The exercise: Quote the listing below in its entirety, omitting every image.

Information provided:
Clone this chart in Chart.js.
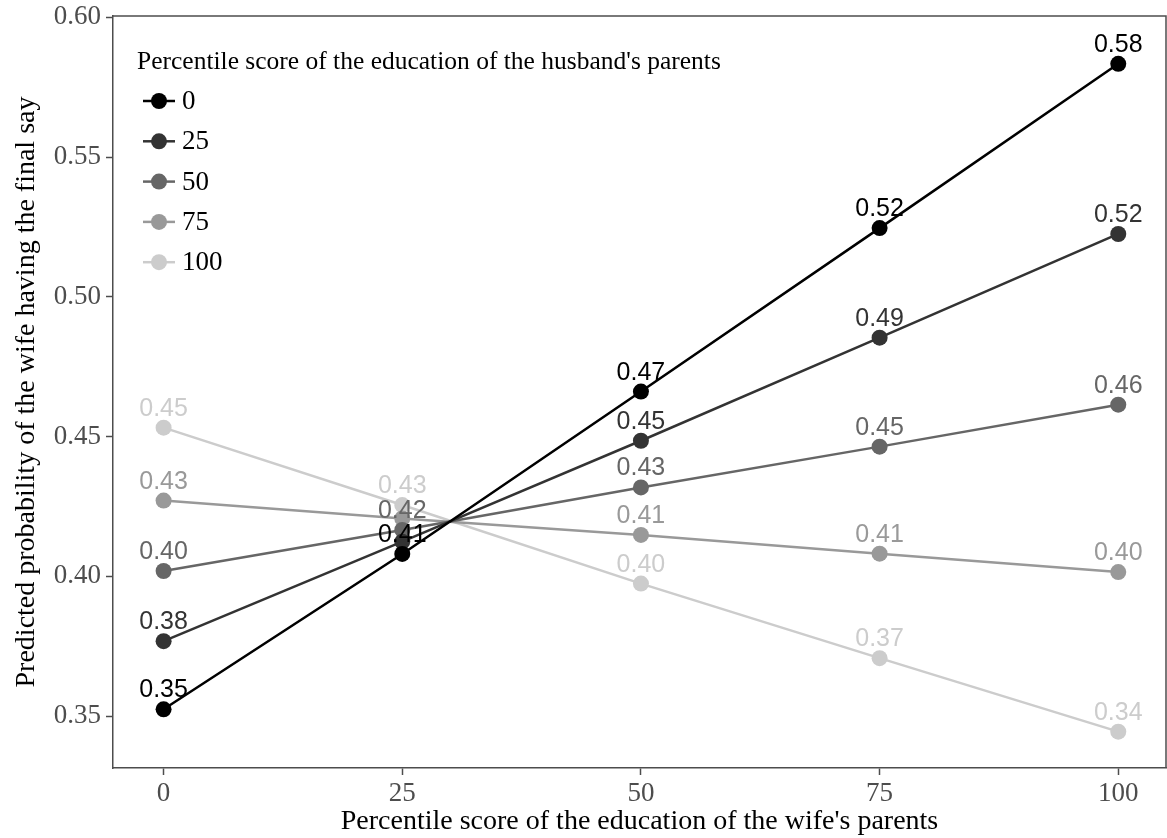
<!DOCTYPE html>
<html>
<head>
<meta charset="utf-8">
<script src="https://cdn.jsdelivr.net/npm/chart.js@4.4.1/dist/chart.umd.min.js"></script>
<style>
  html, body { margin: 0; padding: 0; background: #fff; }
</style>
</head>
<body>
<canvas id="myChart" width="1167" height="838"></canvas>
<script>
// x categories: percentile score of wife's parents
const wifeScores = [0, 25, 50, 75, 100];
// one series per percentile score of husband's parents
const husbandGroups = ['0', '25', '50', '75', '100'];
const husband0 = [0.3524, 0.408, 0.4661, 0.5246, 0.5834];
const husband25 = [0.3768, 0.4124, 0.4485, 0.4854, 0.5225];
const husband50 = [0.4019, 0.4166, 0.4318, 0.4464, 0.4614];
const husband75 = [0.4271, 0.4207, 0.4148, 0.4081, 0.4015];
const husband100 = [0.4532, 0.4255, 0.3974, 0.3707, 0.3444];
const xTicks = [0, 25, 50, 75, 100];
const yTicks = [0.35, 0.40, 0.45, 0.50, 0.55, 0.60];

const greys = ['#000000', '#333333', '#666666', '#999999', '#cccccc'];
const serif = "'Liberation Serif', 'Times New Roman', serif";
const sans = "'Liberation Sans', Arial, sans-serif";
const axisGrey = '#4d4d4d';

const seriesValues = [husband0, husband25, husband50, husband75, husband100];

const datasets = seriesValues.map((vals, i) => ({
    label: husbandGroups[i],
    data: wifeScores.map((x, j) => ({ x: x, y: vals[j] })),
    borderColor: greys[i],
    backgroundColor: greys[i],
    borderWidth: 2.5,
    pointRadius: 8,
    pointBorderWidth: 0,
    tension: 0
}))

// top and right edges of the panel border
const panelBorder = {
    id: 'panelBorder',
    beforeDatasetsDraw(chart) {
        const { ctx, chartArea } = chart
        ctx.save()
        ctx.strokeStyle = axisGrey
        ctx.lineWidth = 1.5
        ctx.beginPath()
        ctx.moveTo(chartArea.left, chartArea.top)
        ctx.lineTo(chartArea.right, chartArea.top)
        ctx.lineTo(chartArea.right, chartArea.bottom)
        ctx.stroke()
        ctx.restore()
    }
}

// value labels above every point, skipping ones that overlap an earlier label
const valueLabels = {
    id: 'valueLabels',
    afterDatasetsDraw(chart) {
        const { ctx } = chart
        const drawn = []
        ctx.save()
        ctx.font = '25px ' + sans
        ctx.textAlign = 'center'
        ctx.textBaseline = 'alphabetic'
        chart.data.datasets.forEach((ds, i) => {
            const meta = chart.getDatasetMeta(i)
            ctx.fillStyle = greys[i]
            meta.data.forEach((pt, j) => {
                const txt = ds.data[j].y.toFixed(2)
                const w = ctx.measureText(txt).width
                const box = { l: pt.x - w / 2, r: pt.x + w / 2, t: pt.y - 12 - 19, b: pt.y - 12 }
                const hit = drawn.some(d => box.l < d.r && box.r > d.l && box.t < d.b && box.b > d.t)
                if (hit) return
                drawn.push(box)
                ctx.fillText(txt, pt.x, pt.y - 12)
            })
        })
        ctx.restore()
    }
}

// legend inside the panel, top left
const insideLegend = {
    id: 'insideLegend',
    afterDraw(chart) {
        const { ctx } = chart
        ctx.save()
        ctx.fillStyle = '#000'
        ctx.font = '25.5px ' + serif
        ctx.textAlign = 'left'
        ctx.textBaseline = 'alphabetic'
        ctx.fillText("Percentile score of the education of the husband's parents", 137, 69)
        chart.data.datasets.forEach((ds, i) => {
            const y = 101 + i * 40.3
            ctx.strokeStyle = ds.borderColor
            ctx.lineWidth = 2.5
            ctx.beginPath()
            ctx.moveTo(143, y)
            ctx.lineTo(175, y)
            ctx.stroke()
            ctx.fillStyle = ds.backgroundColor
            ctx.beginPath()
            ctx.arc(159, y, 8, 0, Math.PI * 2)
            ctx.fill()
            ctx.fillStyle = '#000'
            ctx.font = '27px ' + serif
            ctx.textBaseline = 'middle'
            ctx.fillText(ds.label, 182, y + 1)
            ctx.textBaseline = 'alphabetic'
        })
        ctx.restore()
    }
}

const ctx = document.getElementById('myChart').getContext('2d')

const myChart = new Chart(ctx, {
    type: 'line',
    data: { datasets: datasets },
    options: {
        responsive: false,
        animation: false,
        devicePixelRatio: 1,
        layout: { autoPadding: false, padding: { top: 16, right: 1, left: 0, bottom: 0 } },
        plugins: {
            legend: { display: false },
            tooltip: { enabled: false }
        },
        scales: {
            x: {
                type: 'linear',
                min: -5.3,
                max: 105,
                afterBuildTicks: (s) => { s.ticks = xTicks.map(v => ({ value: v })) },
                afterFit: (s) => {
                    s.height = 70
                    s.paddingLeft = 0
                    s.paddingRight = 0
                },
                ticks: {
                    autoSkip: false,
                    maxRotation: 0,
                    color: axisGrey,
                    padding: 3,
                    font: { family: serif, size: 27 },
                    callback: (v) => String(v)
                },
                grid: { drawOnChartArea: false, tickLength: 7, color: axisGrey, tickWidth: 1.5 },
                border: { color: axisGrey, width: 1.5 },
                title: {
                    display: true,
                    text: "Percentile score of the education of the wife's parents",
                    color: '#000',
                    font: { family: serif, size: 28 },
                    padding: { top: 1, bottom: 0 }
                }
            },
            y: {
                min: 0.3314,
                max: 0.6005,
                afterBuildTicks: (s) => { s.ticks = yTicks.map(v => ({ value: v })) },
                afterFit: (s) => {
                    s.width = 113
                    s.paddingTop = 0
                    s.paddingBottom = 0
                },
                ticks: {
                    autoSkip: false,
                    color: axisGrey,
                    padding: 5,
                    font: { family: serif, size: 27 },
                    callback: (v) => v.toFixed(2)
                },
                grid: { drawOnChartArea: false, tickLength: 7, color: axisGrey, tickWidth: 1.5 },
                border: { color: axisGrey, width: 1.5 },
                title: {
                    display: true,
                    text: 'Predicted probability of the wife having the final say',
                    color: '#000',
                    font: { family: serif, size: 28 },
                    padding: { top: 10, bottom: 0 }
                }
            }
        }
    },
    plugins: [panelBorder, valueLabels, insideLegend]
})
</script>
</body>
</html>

Exercise answer:
Clone this chart in Chart.js.
<!DOCTYPE html>
<html>
<head>
<meta charset="utf-8">
<script src="https://cdn.jsdelivr.net/npm/chart.js@4.4.1/dist/chart.umd.min.js"></script>
<style>
  html, body { margin: 0; padding: 0; background: #fff; }
</style>
</head>
<body>
<canvas id="myChart" width="1167" height="838"></canvas>
<script>
// x categories: percentile score of wife's parents
const wifeScores = [0, 25, 50, 75, 100];
// one series per percentile score of husband's parents
const husbandGroups = ['0', '25', '50', '75', '100'];
const husband0 = [0.3524, 0.408, 0.4661, 0.5246, 0.5834];
const husband25 = [0.3768, 0.4124, 0.4485, 0.4854, 0.5225];
const husband50 = [0.4019, 0.4166, 0.4318, 0.4464, 0.4614];
const husband75 = [0.4271, 0.4207, 0.4148, 0.4081, 0.4015];
const husband100 = [0.4532, 0.4255, 0.3974, 0.3707, 0.3444];
const xTicks = [0, 25, 50, 75, 100];
const yTicks = [0.35, 0.40, 0.45, 0.50, 0.55, 0.60];

const greys = ['#000000', '#333333', '#666666', '#999999', '#cccccc'];
const serif = "'Liberation Serif', 'Times New Roman', serif";
const sans = "'Liberation Sans', Arial, sans-serif";
const axisGrey = '#4d4d4d';

const seriesValues = [husband0, husband25, husband50, husband75, husband100];

const datasets = seriesValues.map((vals, i) => ({
    label: husbandGroups[i],
    data: wifeScores.map((x, j) => ({ x: x, y: vals[j] })),
    borderColor: greys[i],
    backgroundColor: greys[i],
    borderWidth: 2.5,
    pointRadius: 8,
    pointBorderWidth: 0,
    tension: 0
}))

// top and right edges of the panel border
const panelBorder = {
    id: 'panelBorder',
    beforeDatasetsDraw(chart) {
        const { ctx, chartArea } = chart
        ctx.save()
        ctx.strokeStyle = axisGrey
        ctx.lineWidth = 1.5
        ctx.beginPath()
        ctx.moveTo(chartArea.left, chartArea.top)
        ctx.lineTo(chartArea.right, chartArea.top)
        ctx.lineTo(chartArea.right, chartArea.bottom)
        ctx.stroke()
        ctx.restore()
    }
}

// value labels above every point, skipping ones that overlap an earlier label
const valueLabels = {
    id: 'valueLabels',
    afterDatasetsDraw(chart) {
        const { ctx } = chart
        const drawn = []
        ctx.save()
        ctx.font = '25px ' + sans
        ctx.textAlign = 'center'
        ctx.textBaseline = 'alphabetic'
        chart.data.datasets.forEach((ds, i) => {
            const meta = chart.getDatasetMeta(i)
            ctx.fillStyle = greys[i]
            meta.data.forEach((pt, j) => {
                const txt = ds.data[j].y.toFixed(2)
                const w = ctx.measureText(txt).width
                const box = { l: pt.x - w / 2, r: pt.x + w / 2, t: pt.y - 12 - 19, b: pt.y - 12 }
                const hit = drawn.some(d => box.l < d.r && box.r > d.l && box.t < d.b && box.b > d.t)
                if (hit) return
                drawn.push(box)
                ctx.fillText(txt, pt.x, pt.y - 12)
            })
        })
        ctx.restore()
    }
}

// legend inside the panel, top left
const insideLegend = {
    id: 'insideLegend',
    afterDraw(chart) {
        const { ctx } = chart
        ctx.save()
        ctx.fillStyle = '#000'
        ctx.font = '25.5px ' + serif
        ctx.textAlign = 'left'
        ctx.textBaseline = 'alphabetic'
        ctx.fillText("Percentile score of the education of the husband's parents", 137, 69)
        chart.data.datasets.forEach((ds, i) => {
            const y = 101 + i * 40.3
            ctx.strokeStyle = ds.borderColor
            ctx.lineWidth = 2.5
            ctx.beginPath()
            ctx.moveTo(143, y)
            ctx.lineTo(175, y)
            ctx.stroke()
            ctx.fillStyle = ds.backgroundColor
            ctx.beginPath()
            ctx.arc(159, y, 8, 0, Math.PI * 2)
            ctx.fill()
            ctx.fillStyle = '#000'
            ctx.font = '27px ' + serif
            ctx.textBaseline = 'middle'
            ctx.fillText(ds.label, 182, y + 1)
            ctx.textBaseline = 'alphabetic'
        })
        ctx.restore()
    }
}

const ctx = document.getElementById('myChart').getContext('2d')

const myChart = new Chart(ctx, {
    type: 'line',
    data: { datasets: datasets },
    options: {
        responsive: false,
        animation: false,
        devicePixelRatio: 1,
        layout: { autoPadding: false, padding: { top: 16, right: 1, left: 0, bottom: 0 } },
        plugins: {
            legend: { display: false },
            tooltip: { enabled: false }
        },
        scales: {
            x: {
                type: 'linear',
                min: -5.3,
                max: 105,
                afterBuildTicks: (s) => { s.ticks = xTicks.map(v => ({ value: v })) },
                afterFit: (s) => {
                    s.height = 70
                    s.paddingLeft = 0
                    s.paddingRight = 0
                },
                ticks: {
                    autoSkip: false,
                    maxRotation: 0,
                    color: axisGrey,
                    padding: 3,
                    font: { family: serif, size: 27 },
                    callback: (v) => String(v)
                },
                grid: { drawOnChartArea: false, tickLength: 7, color: axisGrey, tickWidth: 1.5 },
                border: { color: axisGrey, width: 1.5 },
                title: {
                    display: true,
                    text: "Percentile score of the education of the wife's parents",
                    color: '#000',
                    font: { family: serif, size: 28 },
                    padding: { top: 1, bottom: 0 }
                }
            },
            y: {
                min: 0.3314,
                max: 0.6005,
                afterBuildTicks: (s) => { s.ticks = yTicks.map(v => ({ value: v })) },
                afterFit: (s) => {
                    s.width = 113
                    s.paddingTop = 0
                    s.paddingBottom = 0
                },
                ticks: {
                    autoSkip: false,
                    color: axisGrey,
                    padding: 5,
                    font: { family: serif, size: 27 },
                    callback: (v) => v.toFixed(2)
                },
                grid: { drawOnChartArea: false, tickLength: 7, color: axisGrey, tickWidth: 1.5 },
                border: { color: axisGrey, width: 1.5 },
                title: {
                    display: true,
                    text: 'Predicted probability of the wife having the final say',
                    color: '#000',
                    font: { family: serif, size: 28 },
                    padding: { top: 10, bottom: 0 }
                }
            }
        }
    },
    plugins: [panelBorder, valueLabels, insideLegend]
})
</script>
</body>
</html>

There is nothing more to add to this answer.